TASK REQUIREMENTS >>
Search the listing below for the string "matplotlib" and show each line that contains it.

SOURCE MATERIAL >>
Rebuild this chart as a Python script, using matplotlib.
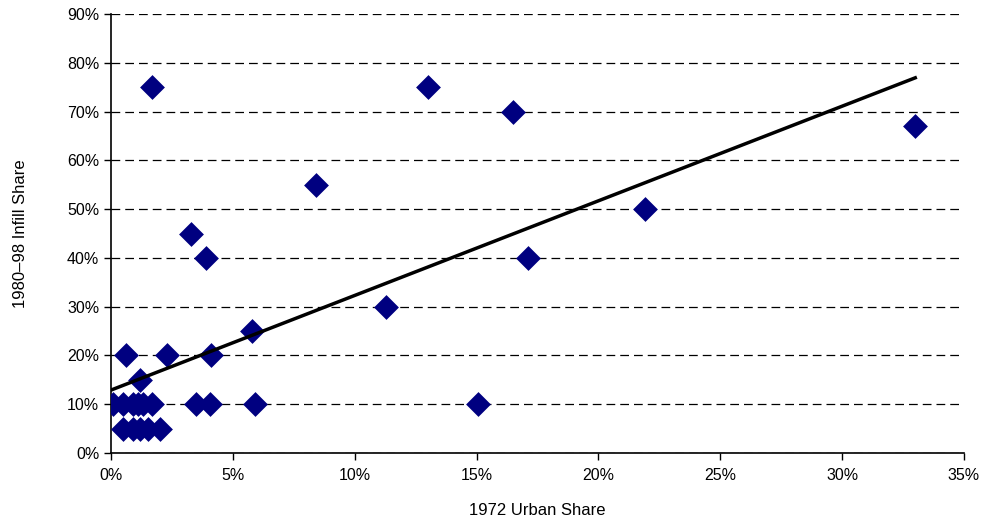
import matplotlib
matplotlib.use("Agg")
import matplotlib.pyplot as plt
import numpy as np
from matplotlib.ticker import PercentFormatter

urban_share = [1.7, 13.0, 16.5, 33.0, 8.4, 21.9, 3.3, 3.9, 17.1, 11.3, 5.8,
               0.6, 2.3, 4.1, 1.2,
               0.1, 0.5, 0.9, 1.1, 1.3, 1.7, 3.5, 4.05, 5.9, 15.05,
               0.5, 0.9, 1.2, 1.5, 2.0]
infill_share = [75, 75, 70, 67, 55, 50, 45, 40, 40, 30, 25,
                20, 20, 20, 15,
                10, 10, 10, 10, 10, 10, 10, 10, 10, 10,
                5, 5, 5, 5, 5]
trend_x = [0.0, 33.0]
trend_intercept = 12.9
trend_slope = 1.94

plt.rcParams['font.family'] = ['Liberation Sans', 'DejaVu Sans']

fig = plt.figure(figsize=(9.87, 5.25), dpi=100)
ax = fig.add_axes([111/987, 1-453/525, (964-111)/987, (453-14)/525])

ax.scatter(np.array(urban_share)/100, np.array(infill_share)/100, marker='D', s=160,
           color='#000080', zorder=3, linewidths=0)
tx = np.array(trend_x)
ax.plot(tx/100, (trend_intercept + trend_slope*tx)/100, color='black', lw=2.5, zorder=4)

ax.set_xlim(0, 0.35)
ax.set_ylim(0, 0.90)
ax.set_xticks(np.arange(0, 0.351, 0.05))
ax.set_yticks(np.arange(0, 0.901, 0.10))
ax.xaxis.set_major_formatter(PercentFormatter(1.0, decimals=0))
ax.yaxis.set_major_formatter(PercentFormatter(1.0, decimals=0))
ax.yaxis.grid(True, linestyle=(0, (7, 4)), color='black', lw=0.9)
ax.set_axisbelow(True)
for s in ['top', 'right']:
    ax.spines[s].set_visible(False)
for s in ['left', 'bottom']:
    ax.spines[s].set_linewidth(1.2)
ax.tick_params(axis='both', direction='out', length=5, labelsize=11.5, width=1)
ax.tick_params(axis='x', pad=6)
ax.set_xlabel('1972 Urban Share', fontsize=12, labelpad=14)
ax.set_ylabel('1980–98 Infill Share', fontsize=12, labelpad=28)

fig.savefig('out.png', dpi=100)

RESULT OF THIS TASK >>
Rebuild this chart as a Python script, using matplotlib.
import matplotlib
matplotlib.use("Agg")
import matplotlib.pyplot as plt
from matplotlib.ticker import PercentFormatter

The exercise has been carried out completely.